Context that survives route instability
If roads and access points change, the system can’t rely on static routes to infer progress. It must support decisions even when navigation is no longer predictable.
Operational auditability
Flood response always produces disputes after the fact: what moved, when it moved, what was delivered, what was delayed, and why. If your location data cannot be reconstructed with integrity, the after-action review becomes a blame exercise instead of a learning loop.
Universal Positioning System (UPS): resilient coordinates without site infrastructure
Juxta defines a Universal Positioning System (UPS) as a location substrate that provides usable coordinates across environments without requiring fixed infrastructure to be deployed, calibrated, and maintained across every site.
Flood response is an ideal example of why UPS exists.
In a flood, you do not get to pre-install infrastructure at every facility, staging zone, shelter, or temporary distribution node. You don’t get to assume GPS quality will stay high. You don’t get to assume stable connectivity. And you definitely don’t get to assume the map will match reality.
UPS is built for conditions where conventional dependencies become liabilities. It treats degraded-mode operation as normal, not exceptional. And it centers the objective that flood response depends on most: "Continuity you can act on".
A practical flood-response playbook for location truth
This isn’t a technology checklist. It’s an operating checklist. If you’re leading logistics during floods, these are the questions that matter.
1) Can we stage assets without creating search work?
If staging becomes “somewhere near the school” and teams still have to hunt, you’re not staged. You’re guessing.
2) Can we reroute without losing accountability?
When routes change, you need to know whether an asset is delayed, detoured, stopped, or unreachable.
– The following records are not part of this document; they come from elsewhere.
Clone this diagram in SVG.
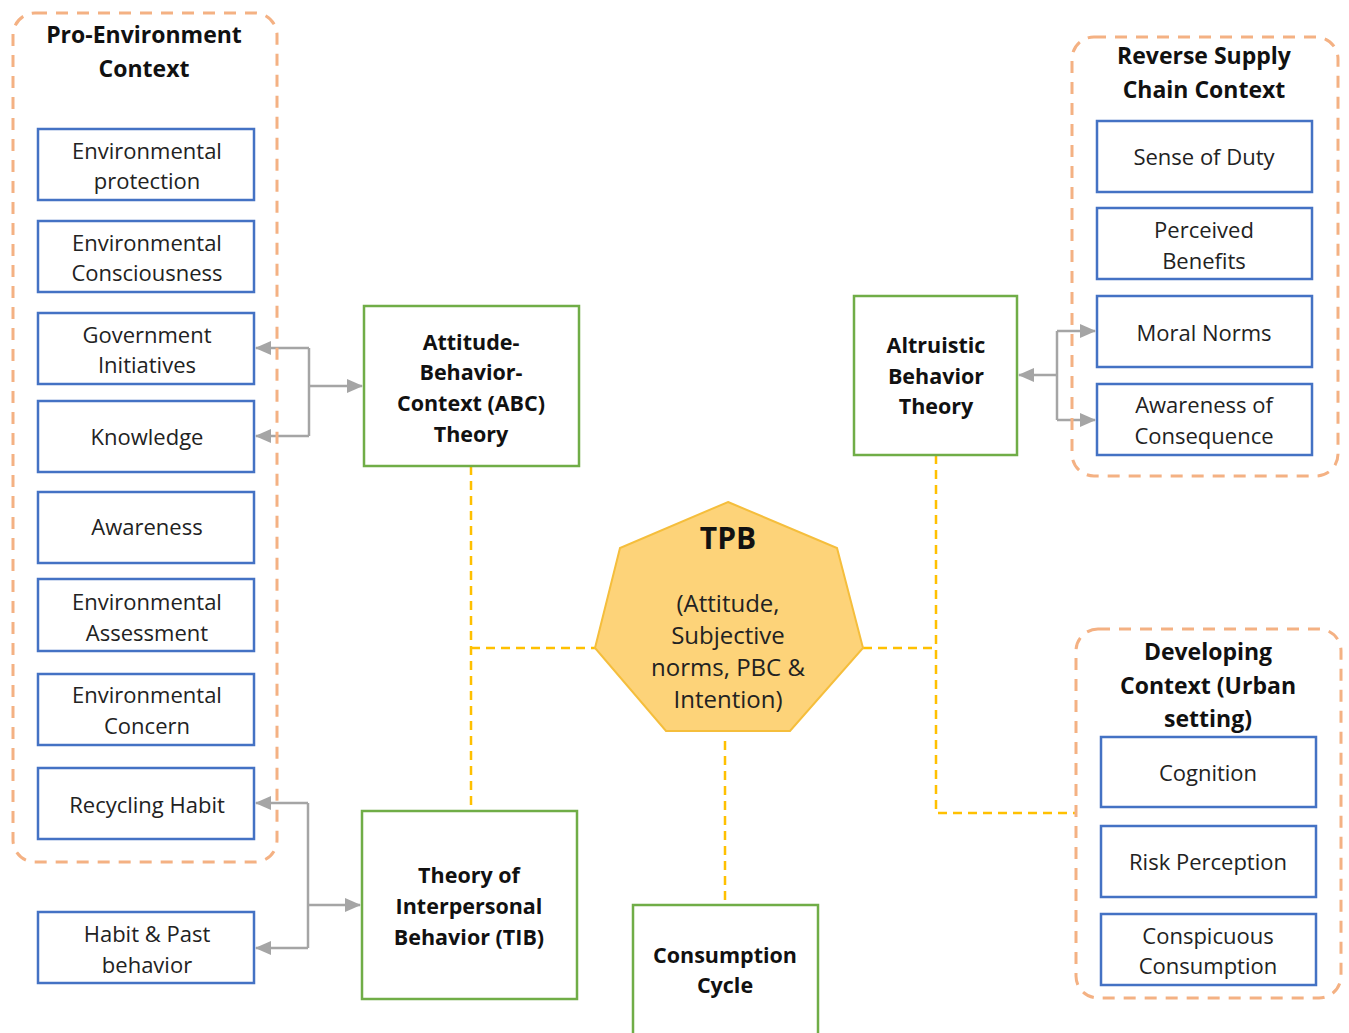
<svg xmlns="http://www.w3.org/2000/svg" width="1349" height="1033" viewBox="0 0 1349 1033">
<style>
.ctx{fill:none;stroke:#F4B183;stroke-width:3;stroke-dasharray:12,9}
.bx{fill:#fff;stroke:#4472C4;stroke-width:2.5}
.th{fill:#fff;stroke:#70AD47;stroke-width:2.5}
.t{font-family:"Open Sans","Liberation Sans",sans-serif;font-size:22px;fill:#222;text-anchor:middle}
.b{font-family:"Open Sans","Liberation Sans",sans-serif;font-size:21.5px;font-weight:bold;fill:#111;text-anchor:middle}
.h{font-family:"Open Sans","Liberation Sans",sans-serif;font-size:23px;font-weight:bold;fill:#111;text-anchor:middle}
.p{font-family:"Open Sans","Liberation Sans",sans-serif;font-size:24px;fill:#222;text-anchor:middle}
.ar{fill:none;stroke:#A5A5A5;stroke-width:2.5}
.yd{fill:none;stroke:#FFC000;stroke-width:2.5;stroke-dasharray:9,6}
</style>
<defs>
<marker id="ah2" markerWidth="16" markerHeight="14" refX="15" refY="7" orient="auto" markerUnits="userSpaceOnUse" viewBox="0 0 16 14">
<path d="M0,0 L16,7 L0,14 Z" fill="#A5A5A5"/>
</marker>
</defs>

<g id="connectors">
<path class="yd" d="M471,466 V810"/>
<path class="yd" d="M471,648 H595"/>
<path class="yd" d="M863,648 H936"/>
<path class="yd" d="M936,455 V813 H1076"/>
<path class="yd" d="M725,741 V905"/>
<path class="ar" d="M309,348 V436"/>
<path class="ar" d="M309,348 H256" marker-end="url(#ah2)"/>
<path class="ar" d="M309,436 H256" marker-end="url(#ah2)"/>
<path class="ar" d="M309,386 H362" marker-end="url(#ah2)"/>
<path class="ar" d="M308,803 V948"/>
<path class="ar" d="M308,803 H256" marker-end="url(#ah2)"/>
<path class="ar" d="M308,948 H256" marker-end="url(#ah2)"/>
<path class="ar" d="M308,905 H360" marker-end="url(#ah2)"/>
<path class="ar" d="M1057,331 V420"/>
<path class="ar" d="M1057,375 H1019" marker-end="url(#ah2)"/>
<path class="ar" d="M1057,331 H1095" marker-end="url(#ah2)"/>
<path class="ar" d="M1057,420 H1095" marker-end="url(#ah2)"/>
</g>

<g id="pro-environment-context">
<rect class="ctx" x="13" y="13" width="264" height="849" rx="22"/>
<text class="h" x="144" y="43">Pro-Environment</text>
<text class="h" x="144" y="77">Context</text>
</g>
<g id="env-protection"><rect class="bx" x="38" y="129" width="216" height="71"/><text class="t" x="147" y="159">Environmental</text><text class="t" x="147" y="189">protection</text></g>
<g id="env-consciousness"><rect class="bx" x="38" y="221" width="216" height="71"/><text class="t" x="147" y="251">Environmental</text><text class="t" x="147" y="281">Consciousness</text></g>
<g id="gov-initiatives"><rect class="bx" x="38" y="313" width="216" height="71"/><text class="t" x="147" y="343">Government</text><text class="t" x="147" y="373">Initiatives</text></g>
<g id="knowledge"><rect class="bx" x="38" y="401" width="216" height="71"/><text class="t" x="147" y="445">Knowledge</text></g>
<g id="awareness"><rect class="bx" x="38" y="492" width="216" height="71"/><text class="t" x="147" y="535">Awareness</text></g>
<g id="env-assessment"><rect class="bx" x="38" y="579" width="216" height="72"/><text class="t" x="147" y="610">Environmental</text><text class="t" x="147" y="641">Assessment</text></g>
<g id="env-concern"><rect class="bx" x="38" y="674" width="216" height="71"/><text class="t" x="147" y="703">Environmental</text><text class="t" x="147" y="734">Concern</text></g>
<g id="recycling-habit"><rect class="bx" x="38" y="768" width="216" height="71"/><text class="t" x="147" y="813">Recycling Habit</text></g>
<g id="habit-past"><rect class="bx" x="38" y="912" width="216" height="71"/><text class="t" x="147" y="942">Habit &amp; Past</text><text class="t" x="147" y="973">behavior</text></g>

<g id="abc-theory"><rect class="th" x="364" y="306" width="215" height="160"/>
<text class="b" x="471" y="350">Attitude-</text><text class="b" x="471" y="380">Behavior-</text><text class="b" x="471" y="411">Context (ABC)</text><text class="b" x="471" y="442">Theory</text></g>

<g id="tib"><rect class="th" x="362" y="811" width="215" height="188"/>
<text class="b" x="469" y="883">Theory of</text><text class="b" x="469" y="914">Interpersonal</text><text class="b" x="469" y="945">Behavior (TIB)</text></g>

<g id="consumption-cycle"><rect class="th" x="633" y="905" width="185" height="140"/>
<text class="b" x="725" y="963">Consumption</text><text class="b" x="725" y="993">Cycle</text></g>

<g id="tpb">
<polygon points="728,502 837,548 863,648 790,731 666,731 595,648 620,548" fill="#FDD379" stroke="#F5BE3C" stroke-width="2"/>
<text x="728" y="549" font-family="'Open Sans','Liberation Sans',sans-serif" font-size="30" font-weight="bold" fill="#111" text-anchor="middle">TPB</text>
<text class="p" x="728" y="612">(Attitude,</text>
<text class="p" x="728" y="644">Subjective</text>
<text class="p" x="728" y="676">norms, PBC &amp;</text>
<text class="p" x="728" y="708">Intention)</text>
</g>

<g id="altruistic"><rect class="th" x="854" y="296" width="163" height="159"/>
<text class="b" x="936" y="353">Altruistic</text><text class="b" x="936" y="384">Behavior</text><text class="b" x="936" y="414">Theory</text></g>

<g id="reverse-supply-chain-context">
<rect class="ctx" x="1072" y="37" width="266" height="439" rx="22"/>
<text class="h" x="1204" y="64">Reverse Supply</text>
<text class="h" x="1204" y="98">Chain Context</text>
</g>
<g id="sense-of-duty"><rect class="bx" x="1097" y="121" width="215" height="71"/><text class="t" x="1204" y="165">Sense of Duty</text></g>
<g id="perceived-benefits"><rect class="bx" x="1097" y="208" width="215" height="71"/><text class="t" x="1204" y="238">Perceived</text><text class="t" x="1204" y="269">Benefits</text></g>
<g id="moral-norms"><rect class="bx" x="1097" y="296" width="215" height="71"/><text class="t" x="1204" y="341">Moral Norms</text></g>
<g id="awareness-consequence"><rect class="bx" x="1097" y="384" width="215" height="71"/><text class="t" x="1204" y="413">Awareness of</text><text class="t" x="1204" y="444">Consequence</text></g>

<g id="developing-context">
<rect class="ctx" x="1076" y="629" width="265" height="369" rx="22"/>
<text class="h" x="1208" y="660">Developing</text>
<text class="h" x="1208" y="694">Context (Urban</text>
<text class="h" x="1208" y="727">setting)</text>
</g>
<g id="cognition"><rect class="bx" x="1101" y="737" width="215" height="70"/><text class="t" x="1208" y="781">Cognition</text></g>
<g id="risk-perception"><rect class="bx" x="1101" y="826" width="215" height="71"/><text class="t" x="1208" y="870">Risk Perception</text></g>
<g id="conspicuous-consumption"><rect class="bx" x="1101" y="914" width="215" height="71"/><text class="t" x="1208" y="944">Conspicuous</text><text class="t" x="1208" y="974">Consumption</text></g>
</svg>
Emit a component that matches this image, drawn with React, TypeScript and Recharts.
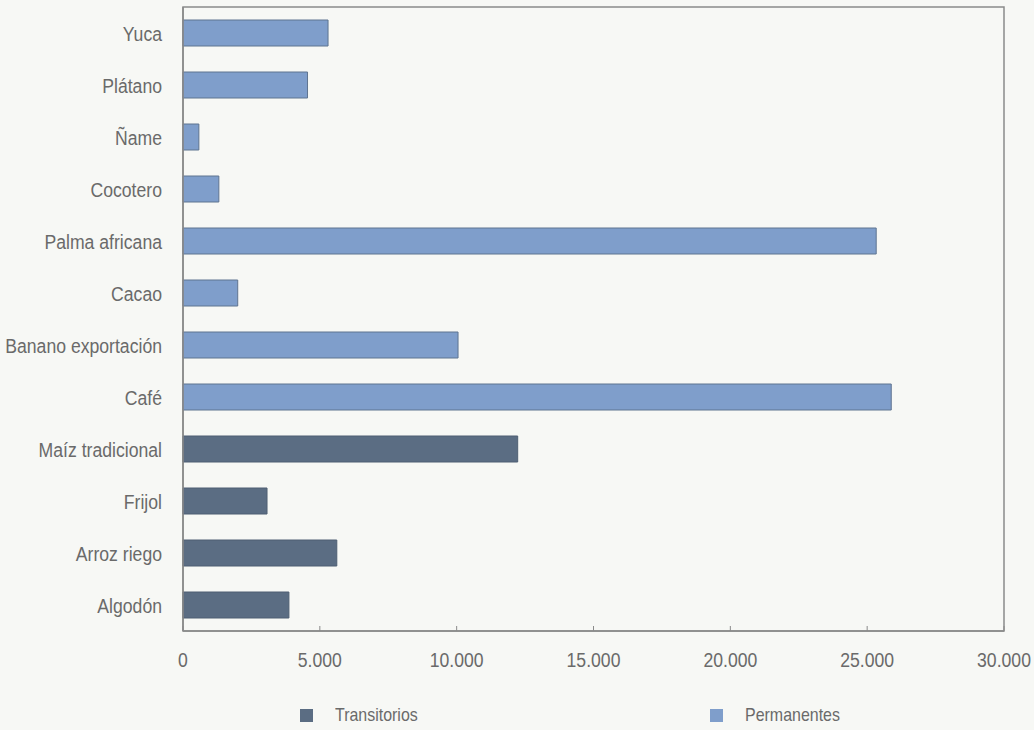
import { Bar, BarChart, ReferenceArea, XAxis, YAxis } from "recharts";

const cultivos = [
  "Yuca",
  "Plátano",
  "Ñame",
  "Cocotero",
  "Palma africana",
  "Cacao",
  "Banano exportación",
  "Café",
  "Maíz tradicional",
  "Frijol",
  "Arroz riego",
  "Algodón",
];

// null = el cultivo no pertenece a esa serie
const transitorios = [null, null, null, null, null, null, null, null, 12230, 3070, 5620, 3870];
const permanentes = [5300, 4550, 580, 1310, 25330, 2000, 10050, 25880, null, null, null, null];

const xTicks = [0, 5000, 10000, 15000, 20000, 25000, 30000];

const DARK = "#5b6d83";
const LIGHT = "#7f9ecb";
const TEXT = "#6a6a6a";
const FONT = '"Liberation Sans", Arial, sans-serif';
const SQUEEZE = 0.84; // fuente condensada del original

const data = cultivos.map((c, i) => ({
  cultivo: c,
  transitorios: transitorios[i],
  permanentes: permanentes[i],
}));

const fmtMiles = (v: number) => String(v).replace(/\B(?=(\d{3})+(?!\d))/g, ".");

function YTick(props: any) {
  const { x, y, payload } = props;
  return (
    <text
      transform={`translate(${x},${y}) scale(${SQUEEZE},1)`}
      textAnchor="end"
      dy="0.36em"
      fill={TEXT}
      fontSize={21}
      fontFamily={FONT}
    >
      {payload.value}
    </text>
  );
}

function XTick(props: any) {
  const { x, y, payload } = props;
  return (
    <text
      transform={`translate(${x},${y}) scale(${SQUEEZE},1)`}
      textAnchor="middle"
      dy="0.71em"
      fill={TEXT}
      fontSize={21}
      fontFamily={FONT}
    >
      {fmtMiles(payload.value)}
    </text>
  );
}

export default function App() {
  return (
    <div
      style={{
        position: "absolute",
        left: 0,
        top: 0,
        width: 1034,
        height: 730,
        background: "#f7f8f5",
        fontFamily: FONT,
      }}
    >
      <style>{"body{margin:0}"}</style>
      <BarChart
        width={1034}
        height={730}
        data={data}
        layout="vertical"
        margin={{ top: 7, right: 30, bottom: 59, left: 0 }}
        barSize={26}
      >
        <XAxis
          type="number"
          domain={[0, 30000]}
          ticks={xTicks}
          axisLine={{ stroke: "#8a8a8a", strokeWidth: 1.5 }}
          tickLine={{ stroke: "#8a8a8a" }}
          tickSize={-5}
          tickMargin={26}
          height={40}
          tick={<XTick />}
        />
        <YAxis
          type="category"
          dataKey="cultivo"
          width={183}
          axisLine={{ stroke: "#8a8a8a", strokeWidth: 1.5 }}
          tickLine={false}
          tickSize={0}
          tickMargin={21}
          interval={0}
          tick={<YTick />}
        />
        <ReferenceArea x1={0} x2={30000} fill="none" stroke="#8a8a8a" strokeWidth={1.5} />
        <Bar
          dataKey="transitorios"
          stackId="a"
          fill={DARK}
          stroke="#4f5f73"
          strokeWidth={1}
          isAnimationActive={false}
        />
        <Bar
          dataKey="permanentes"
          stackId="a"
          fill={LIGHT}
          stroke="#5f7490"
          strokeWidth={1}
          isAnimationActive={false}
        />
      </BarChart>

      {/* Leyenda */}
      {[
        { label: "Transitorios", color: DARK, left: 300 },
        { label: "Permanentes", color: LIGHT, left: 710 },
      ].map((it) => (
        <div
          key={it.label}
          style={{
            position: "absolute",
            left: it.left,
            top: 704,
            height: 22,
            display: "flex",
            alignItems: "center",
            gap: 22,
            color: TEXT,
            fontSize: 19,
          }}
        >
          <span style={{ display: "inline-block", width: 13, height: 13, background: it.color }} />
          <span style={{ display: "inline-block", transform: `scaleX(${SQUEEZE})`, transformOrigin: "left center" }}>
            {it.label}
          </span>
        </div>
      ))}
    </div>
  );
}
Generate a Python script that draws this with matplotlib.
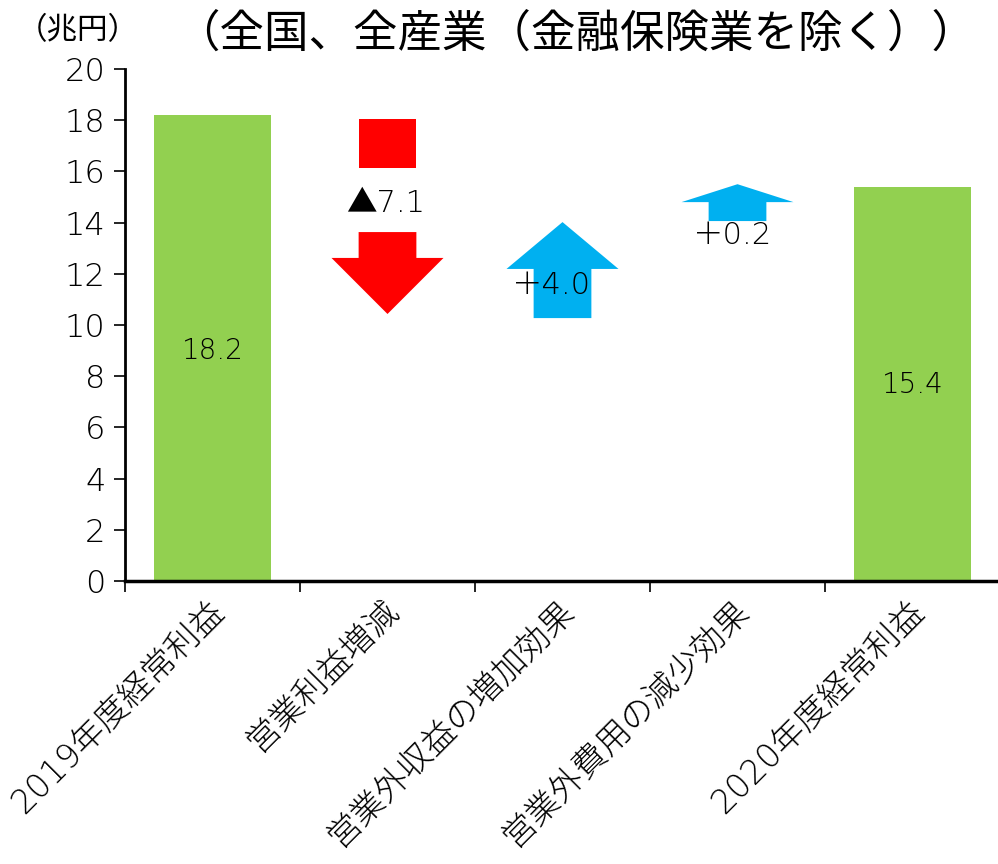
import matplotlib.pyplot as plt
from matplotlib.patches import Polygon

plt.rcParams["font.family"] = ["DejaVu Sans", "Noto Sans CJK JP"]

categories = ["2019年度経常利益", "営業利益増減", "営業外収益の増加効果", "営業外費用の減少効果", "2020年度経常利益"]
profit_2019 = 18.2
profit_2020 = 15.4
changes = [-7.1, 4.0, 0.2]
change_labels = ["▲7.1", "＋4.0", "＋0.2"]

# arrow shapes (schematic, in data units): shaft start, head base, tip
red_top_box = (18.05, 16.13)
red_arrow = (13.63, 12.62, 10.43)
blue_arrows = [(10.27, 12.19, 14.02), (14.06, 14.80, 15.50)]

GREEN = "#92D050"
RED = "#FF0000"
BLUE = "#00B0F0"
SHAFT_W = 0.33
HEAD_W = 0.64

fig = plt.figure(figsize=(9.98, 8.64), dpi=100)
ax = fig.add_axes([125 / 998, 1 - 581 / 864, 875 / 998, 512 / 864])

x = list(range(len(categories)))
ax.bar([0, 4], [profit_2019, profit_2020], width=0.67, color=GREEN, zorder=2)
ax.text(0, 9.0, f"{profit_2019:.1f}", ha="center", va="center", fontsize=20, fontweight="light")
ax.text(4, 7.65, f"{profit_2020:.1f}", ha="center", va="center", fontsize=20, fontweight="light")


def block_arrow(xc, y0, yh, yt, color):
    pts = [
        (xc - SHAFT_W / 2, y0), (xc + SHAFT_W / 2, y0),
        (xc + SHAFT_W / 2, yh), (xc + HEAD_W / 2, yh),
        (xc, yt),
        (xc - HEAD_W / 2, yh), (xc - SHAFT_W / 2, yh),
    ]
    ax.add_patch(Polygon(pts, closed=True, color=color, lw=0, zorder=2))


# red: top box + arrow below the label
ax.add_patch(Polygon([(1 - SHAFT_W / 2, red_top_box[0]), (1 + SHAFT_W / 2, red_top_box[0]),
                      (1 + SHAFT_W / 2, red_top_box[1]), (1 - SHAFT_W / 2, red_top_box[1])],
                     closed=True, color=RED, lw=0, zorder=2))
block_arrow(1, *red_arrow, RED)
for i, arr in enumerate(blue_arrows):
    block_arrow(2 + i, *arr, BLUE)

ax.text(0.99, 14.73, change_labels[0], ha="center", va="center", fontsize=22, fontweight="light", zorder=3)
ax.text(1.94, 11.56, change_labels[1], ha="center", va="center", fontsize=22, fontweight="light", zorder=3)
ax.text(2.97, 13.5, change_labels[2], ha="center", va="center", fontsize=22, fontweight="light", zorder=3)

ax.set_xlim(-0.5, 4.5)
ax.set_ylim(0, 20)
ax.set_yticks(range(0, 21, 2))
ax.tick_params(axis="y", labelsize=23, length=8, width=1.2, direction="out", pad=6)
for t in ax.get_yticklabels():
    t.set_fontweight("light")

ax.set_xticks(x)
ax.set_xticklabels([])
ax.tick_params(axis="x", which="major", length=0)
ax.set_xticks([-0.5, 0.5, 1.5, 2.5, 3.5], minor=True)
ax.tick_params(axis="x", which="minor", length=8, width=1.2, direction="out")
for xi, lab in zip(x, categories):
    ax.text(xi - 0.03, -0.5, lab, rotation=45, rotation_mode="anchor",
            ha="right", va="top", fontsize=24, fontweight="light")

ax.spines[["top", "right"]].set_visible(False)
ax.spines["left"].set_linewidth(2)
ax.spines["bottom"].set_linewidth(2.5)

fig.text(78 / 998, 1 - 31 / 864, "（兆円）", ha="center", va="center", fontsize=22)
fig.text(576 / 998, 1 - 34 / 864, "（全国、全産業（金融保険業を除く））", ha="center", va="center", fontsize=32)

fig.savefig("out.png", dpi=100)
If you can’t distinguish these states, you can’t coordinate.
3) Can we operate when updates are delayed?
If the system requires frequent check-ins to remain credible, it will degrade exactly when networks saturate.
4) Can we prove what happened after the flood?
Funding, insurance, and governance often depend on reconstruction of movement and delivery. Your location layer must be defensible, not just visual.
5) Can we expand operations without expanding infrastructure projects?
In flood response, the number of nodes grows quickly: shelters, pop-up supply points, temporary command posts, mutual aid depots. Every per-site dependency becomes a scaling limit.
Flood response reveals whether your tracking is a system or a collection of assumptions.
The broader lesson: floods are the future of “normal” operations
It’s tempting to think floods are a special category. Operationally, they’re a preview. More sectors are now operating under flood-like constraints even on clear days: dense urban environments, infrastructure strain, regulatory routing constraints, cybersecurity threats, and contested signal environments.
The systems that win are not the ones with the best average-case performance. They’re the ones whose location truth survives disruption.
The new standard for resilience
The first question in flood response is not “how many vehicles do we have?” It’s “where is everything, and can we trust that answer?”
A flood-ready tracking strategy treats continuity, confidence, and auditability as baseline requirements. That’s what UPS is designed to deliver: a universal coordinate layer that remains useful when roads change, networks strain, and maps lag behind reality.
When the environment is rewriting itself, the only advantage is truth you can act on.